MARS algorithm is the union of two sub-procedures, named as the forward stepwise and backward stepwise algorithms, represented in Fig. 2.

Fig. 2
figure 2

Flowchart of MARS algorithm

As shown in Fig. 2, forward stepwise algorithm produces typically an over-fitting of the data: therefore, a backward deletion procedure is applied afterwards. The backward deletion procedure or backward stepwise algorithm prevents from over-fitting by decreasing the complexity of the model without degrading the fit to the data.

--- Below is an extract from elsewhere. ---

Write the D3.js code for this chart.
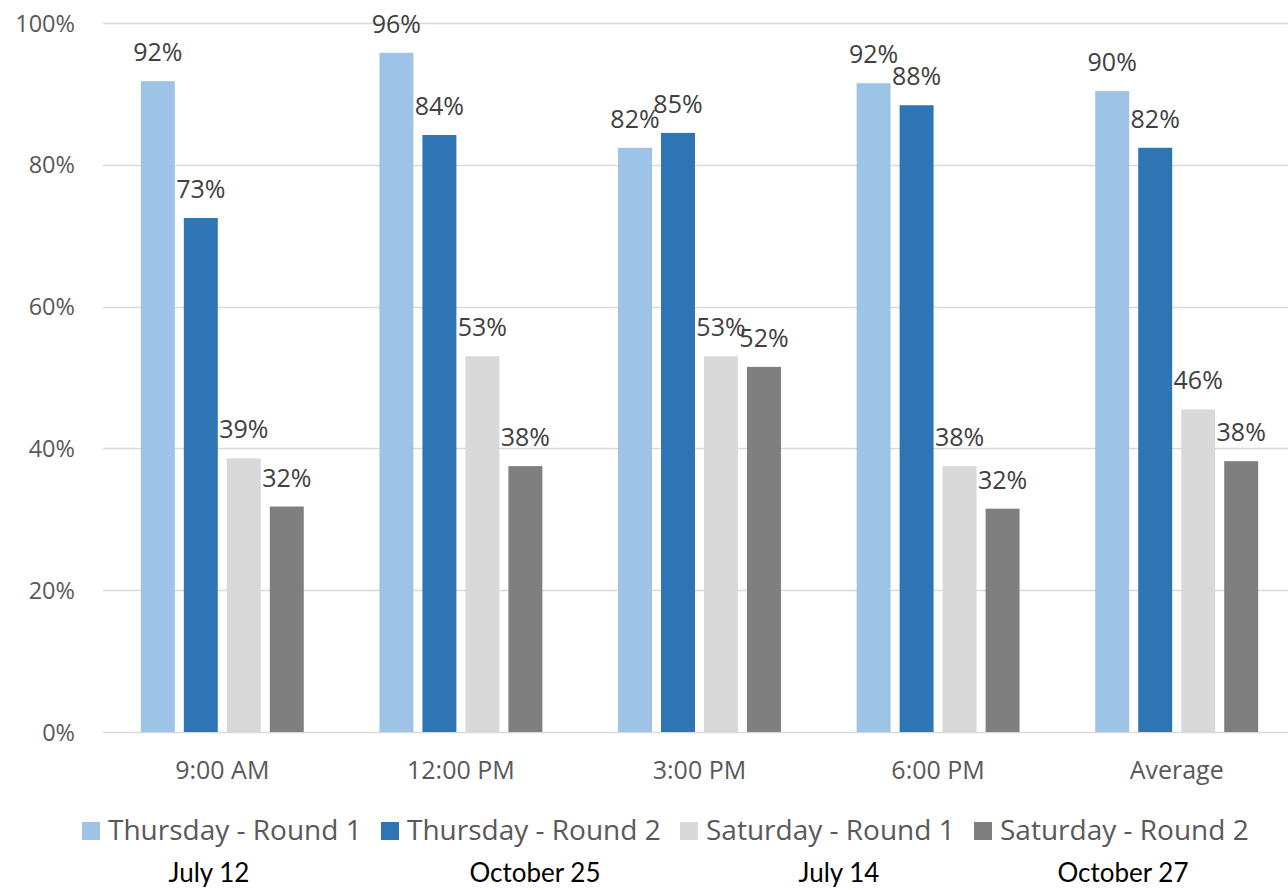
<!DOCTYPE html>
<html><head><meta charset="utf-8">
<script src="https://cdn.jsdelivr.net/npm/d3@7"></script>
<style>
body{margin:0;background:#fff;}
svg{display:block;}
</style></head>
<body>
<svg id="chart" width="1288" height="890"></svg>
<script>
const categories = ["9:00 AM", "12:00 PM", "3:00 PM", "6:00 PM", "Average"];
const seriesNames = ["Thursday - Round 1", "Thursday - Round 2", "Saturday - Round 1", "Saturday - Round 2"];
const thursdayRound1 = [0.918, 0.958, 0.824, 0.915, 0.904];
const thursdayRound2 = [0.725, 0.842, 0.845, 0.884, 0.824];
const saturdayRound1 = [0.386, 0.530, 0.530, 0.375, 0.455];
const saturdayRound2 = [0.318, 0.375, 0.515, 0.315, 0.382];
const yTicks = [0, 0.2, 0.4, 0.6, 0.8, 1.0];
const dateLabels = ["July 12", "October 25", "July 14", "October 27"];
const colors = ["#9DC3E6", "#2E75B6", "#D9D9D9", "#7F7F7F"];

const allSeries = [thursdayRound1, thursdayRound2, saturdayRound1, saturdayRound2];
const svg = d3.select("#chart");
const font = "'Open Sans', sans-serif";

const y = d3.scaleLinear().domain([0, 1]).range([732, 23]);
const x0 = d3.scaleBand().domain(categories).range([103, 1296]).padding(0);
const x1 = d3.scaleBand().domain(seriesNames).range([0, x0.bandwidth()]).paddingInner(0.21).paddingOuter(0.88);

// gridlines
svg.append("g").selectAll("line").data(yTicks).join("line")
  .attr("x1", 103).attr("x2", 1288)
  .attr("y1", d => Math.round(y(d)) + 0.5).attr("y2", d => Math.round(y(d)) + 0.5)
  .attr("stroke", "#D9D9D9").attr("stroke-width", d => d === 0 ? 1.5 : 1.3);

// y labels
svg.append("g").selectAll("text").data(yTicks).join("text")
  .attr("x", 75).attr("y", d => y(d) + 8.5)
  .attr("text-anchor", "end").attr("font-family", font).attr("font-size", 23.5)
  .attr("fill", "#595959").text(d => d3.format(".0%")(d));

// bars
const groups = svg.append("g").selectAll("g").data(categories).join("g")
  .attr("transform", c => `translate(${x0(c)},0)`);

seriesNames.forEach((s, si) => {
  groups.append("rect")
    .attr("x", x1(s)).attr("width", x1.bandwidth())
    .attr("y", (c, ci) => y(allSeries[si][ci]))
    .attr("height", (c, ci) => y(0) - y(allSeries[si][ci]))
    .attr("fill", colors[si]);
});
seriesNames.forEach((s, si) => {
  groups.append("text")
    .attr("x", x1(s) + x1.bandwidth() / 2)
    .attr("y", (c, ci) => y(allSeries[si][ci]) - 20)
    .attr("text-anchor", "middle").attr("font-family", font).attr("font-size", 25)
    .attr("fill", "#404040")
    .text((c, ci) => d3.format(".0%")(allSeries[si][ci]));
});

// x labels
svg.append("g").selectAll("text").data(categories).join("text")
  .attr("x", c => x0(c) + x0.bandwidth() / 2).attr("y", 779)
  .attr("text-anchor", "middle").attr("font-family", font).attr("font-size", 25)
  .attr("fill", "#595959").text(c => c);

// legend
const legendX = [82, 381, 680, 974];
const leg = svg.append("g").selectAll("g").data(seriesNames).join("g")
  .attr("transform", (d, i) => `translate(${legendX[i]},0)`);
leg.append("rect").attr("x", 0).attr("y", 822).attr("width", 18).attr("height", 18)
  .attr("fill", (d, i) => colors[i]);
leg.append("text").attr("x", 26).attr("y", 840)
  .attr("font-family", font).attr("font-size", 28).attr("fill", "#595959").text(d => d);

// dates
const dateX = [209, 535, 839, 1123];
svg.append("g").selectAll("text").data(dateLabels).join("text")
  .attr("x", (d, i) => dateX[i]).attr("y", 882)
  .attr("text-anchor", "middle").attr("font-family", "Lato, sans-serif").attr("font-size", 26)
  .attr("fill", "#000").text(d => d);
</script>
</body></html>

The procedure evaluates basis functions (BFs) and detracts from the model such BFs that contribute to the smallest increase in the residual squared error at each stage, producing an optimally estimated model fμ with respect to each number of some complexities of estimation terms, called μ. The optimal value of μ could be calculated with cross-validation according to the number of samples N, but MARS algorithm uses generalized cross-validation (GCV) for decreasing the computational burden. GCV can be defined as follows, and also be called as Lack-of-Fit (LOF):

$$ LOF(f_{\mu}) = GCV(\mu) = \sum\limits_{i = 1}^{N} {\frac{{(Y_{i} - f_{\mu} (\varvec{x}{}_{\varvec{i}}))^{2}}}{{(1 - M(\mu)/N)^{2}}}}. $$
(6)

Here, the dominator is related to some complexity of the estimation. The optimal value of M(μ) can be calculated using the following formula:

$$ M(\mu) = u + d \cdot K. $$
(7)

In Eq. (7), the number of independent basis functions is called u. Forward stepwise algorithm selects K which are the number of knots. The cost of optimal basis is defined with d. A larger M(μ) creates a smaller model with a smaller number of BFs, while a smaller M(μ) creates a larger model with more BFs (Weber et al. 2012). MARS algorithm creates a model which consists of vital non-repetitive basis functions. On the other side, MARS decreases the computational burden and provides ease of processing data. At the same time, the algorithm is very effective in forecasting applications.

1.2 Artificial neural network (ANN)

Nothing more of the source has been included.